My note to them will also inform them that I have watched my last program on their stations until they remove these ads. Someone should file a complaint with the FEC for the "free" political advertising they are granting HSUS.

Michigan Sportsment better wake up quick!

Dan


----------



## trapwise (Dec 22, 2006)

this is a wake up call to all trappers in america.


----------



## midwestfisherman (Apr 19, 2001)

trapwise said:


> this is a wake up call to all trappers in america.


Correction! This is a wake up call for ALL sportsmen in America!!


----------



## harryjoe (Dec 17, 2006)

*http://community.foxsports.com/blogs/harryjoe*
I went and started a blog on there (fox sports) site. PLEASE go there and post a message. The more people that do the higher up the list it goes. The higher up the list, the more people will see it. I don't know much about hsus so if you do, please share.
You have to register with them to post. took me all of 3 min.


----------



## NEMichsportsman (Jul 3, 2001)

"I heard the Humane Society of the United States (HSUS)is not the group that runs your local shelters either! They are a radical animal rights group.

They hold views against pet ownership, and would love to see zoos shut down as well!

I love my pets as well as my hunting and fishing, my kids love all of those as well as seeing the rare animals at the zoo!

I would hate to see a radical group like that impose their views on us all.

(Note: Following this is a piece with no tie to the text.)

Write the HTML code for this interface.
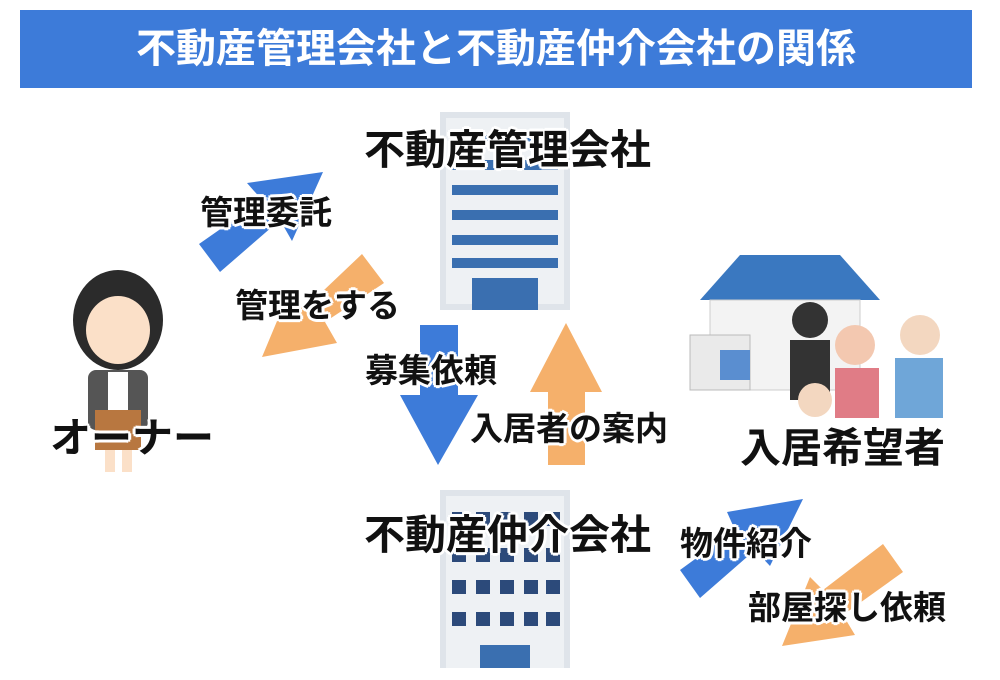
<!DOCTYPE html>
<html><head><meta charset="utf-8"><style>
body{margin:0;width:1000px;height:680px;background:#fff;position:relative;overflow:hidden;font-family:"Liberation Sans","Noto Sans CJK JP",sans-serif;}
.t{position:absolute;font-weight:bold;color:#111;white-space:nowrap;line-height:1;
text-shadow:0 0 3px #fff,2px 2px 0 #fff,-2px -2px 0 #fff,2px -2px 0 #fff,-2px 2px 0 #fff,0 3px 0 #fff,0 -3px 0 #fff,3px 0 0 #fff,-3px 0 0 #fff;}
.big{font-size:41px;}
.lab{font-size:33px;}
</style></head><body>
<div style="position:absolute;left:20px;top:10px;width:952px;height:78px;background:#3d7bd9;color:#fff;font-weight:bold;font-size:40px;text-align:center;line-height:78px;white-space:nowrap;">不動産管理会社と不動産仲介会社の関係</div>
<svg width="1000" height="680" style="position:absolute;left:0;top:0">
<rect x="440" y="112" width="130" height="198" fill="#dfe4ea"/>
<rect x="446" y="118" width="118" height="186" fill="#eef1f4"/>
<g fill="#3a6fb0">
<rect x="452" y="135" width="106" height="10"/><rect x="452" y="160" width="106" height="10"/><rect x="452" y="185" width="106" height="10"/><rect x="452" y="210" width="106" height="10"/><rect x="452" y="235" width="106" height="10"/><rect x="452" y="258" width="106" height="10"/>
<rect x="472" y="278" width="66" height="32"/>
</g>
<rect x="440" y="490" width="130" height="178" fill="#dfe4ea"/>
<rect x="446" y="496" width="118" height="172" fill="#eef1f4"/>
<g fill="#2c4a7a">
<rect x="452" y="512" width="14" height="14"/><rect x="476" y="512" width="14" height="14"/><rect x="500" y="512" width="14" height="14"/><rect x="524" y="512" width="14" height="14"/><rect x="546" y="512" width="14" height="14"/>
<rect x="452" y="548" width="14" height="14"/><rect x="476" y="548" width="14" height="14"/><rect x="500" y="548" width="14" height="14"/><rect x="524" y="548" width="14" height="14"/><rect x="546" y="548" width="14" height="14"/>
<rect x="452" y="580" width="14" height="14"/><rect x="476" y="580" width="14" height="14"/><rect x="500" y="580" width="14" height="14"/><rect x="524" y="580" width="14" height="14"/><rect x="546" y="580" width="14" height="14"/>
<rect x="452" y="612" width="14" height="14"/><rect x="476" y="612" width="14" height="14"/><rect x="500" y="612" width="14" height="14"/><rect x="524" y="612" width="14" height="14"/><rect x="546" y="612" width="14" height="14"/>
<rect x="480" y="645" width="50" height="23" fill="#3a6fb0"/>
</g>
<polygon points="199,244 262,200 247,183 323,172 292,241 280,220 220,272" fill="#3d7bd9"/>
<polygon points="362,254 384,283 325,322 337,343 262,357 290,290 303,310" fill="#f5b06b"/>
<polygon points="680,570 735,530 727,512 803,499 770,566 755,550 700,598" fill="#3d7bd9"/>
<polygon points="883,544 903,572 843,615 855,635 782,646 810,577 823,590" fill="#f5b06b"/>
<polygon points="420,325 458,325 458,395 478,395 438,465 400,395 420,395" fill="#3d7bd9"/>
<polygon points="548,465 585,465 585,392 602,392 566,323 530,392 548,392" fill="#f5b06b"/>
<ellipse cx="118" cy="320" rx="45" ry="50" fill="#2b2b2b"/>
<ellipse cx="118" cy="330" rx="32" ry="34" fill="#fbe0c8"/>
<rect x="88" y="370" width="60" height="60" rx="8" fill="#555"/>
<rect x="108" y="372" width="20" height="40" fill="#fff"/>
<rect x="95" y="410" width="46" height="40" fill="#b87740"/>
<rect x="105" y="450" width="10" height="22" fill="#fbe0c8"/><rect x="122" y="450" width="10" height="22" fill="#fbe0c8"/>
<polygon points="700,300 740,255 840,255 880,300" fill="#3a78c0"/>
<rect x="710" y="300" width="150" height="90" fill="#f3f3f3" stroke="#ccc"/>
<rect x="690" y="335" width="60" height="55" fill="#eaeaea" stroke="#bbb"/>
<rect x="720" y="350" width="30" height="30" fill="#5a8ed0"/>
<circle cx="810" cy="320" r="18" fill="#333"/><rect x="790" y="340" width="40" height="60" fill="#333"/>
<circle cx="855" cy="345" r="20" fill="#f3c8b0"/><rect x="835" y="368" width="44" height="50" fill="#e07c86"/>
<circle cx="920" cy="335" r="20" fill="#f3d7c0"/><rect x="895" y="358" width="48" height="60" fill="#6fa6d8"/>
<circle cx="815" cy="400" r="17" fill="#f3d7c0"/>
</svg>
<div class="t big" style="left:364px;top:130px;">不動産管理会社</div>
<div class="t big" style="left:364px;top:515px;">不動産仲介会社</div>
<div class="t big" style="left:50px;top:418px;">オーナー</div>
<div class="t big" style="left:740px;top:428px;">入居希望者</div>
<div class="t lab" style="left:200px;top:196px;">管理委託</div>
<div class="t lab" style="left:235px;top:289px;">管理をする</div>
<div class="t lab" style="left:365px;top:354px;">募集依頼</div>
<div class="t lab" style="left:470px;top:412px;">入居者の案内</div>
<div class="t lab" style="left:680px;top:527px;">物件紹介</div>
<div class="t lab" style="left:748px;top:591px;">部屋探し依頼</div>
</body></html>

Shame on FOX and Mr. Murdoch!!"


I took a little artistic license......


----------



## David G Duncan (Mar 26, 2000)

Thanks harryjoe,

I added my comments to your blog.

I hope all the rest of our forum members will also post their comment there also.


----------



## MSUICEMAN (Jan 9, 2002)

i added a comment also.


----------



## Northcountry (Feb 4, 2004)

Me too....I'm on there, now.


----------



## harryjoe (Dec 17, 2006)

Thanks for the comments! Keep them comming!


----------



## FixedBlade (Oct 14, 2002)

Done. You will see my post name trappingiscorrect.


----------



## huntingfool43 (Mar 16, 2002)

Well I am not a trapper, never tried it but I left my comments on how I feel. Hope it helps.


----------



## harryjoe (Dec 17, 2006)

harryjoe said:


> *http://community.foxsports.com/blogs/harryjoe*
> I went and started a blog on there (fox sports) site. PLEASE go there and post a message. The more people that do the higher up the list it goes. The higher up the list, the more people will see it. I don't know much about hsus so if you do, please share.
> You have to register with them to post. took me all of 3 min.


When you register they ask for your e-mail password. I just skipped that field and it went through just fine. I had a buddy just call and ask me about that.


----------



## Rumajz (Dec 29, 2005)

what a great idea, I will post also. 

Could this be made into a new sticky on all the forums? If we all get on this, we could make a difference.


----------



## steely171 (Jan 7, 2006)

I have added mine as well


----------



## Rumajz (Dec 29, 2005)

I just posted also with a different screen name than I am using here. I think it is a good idea. 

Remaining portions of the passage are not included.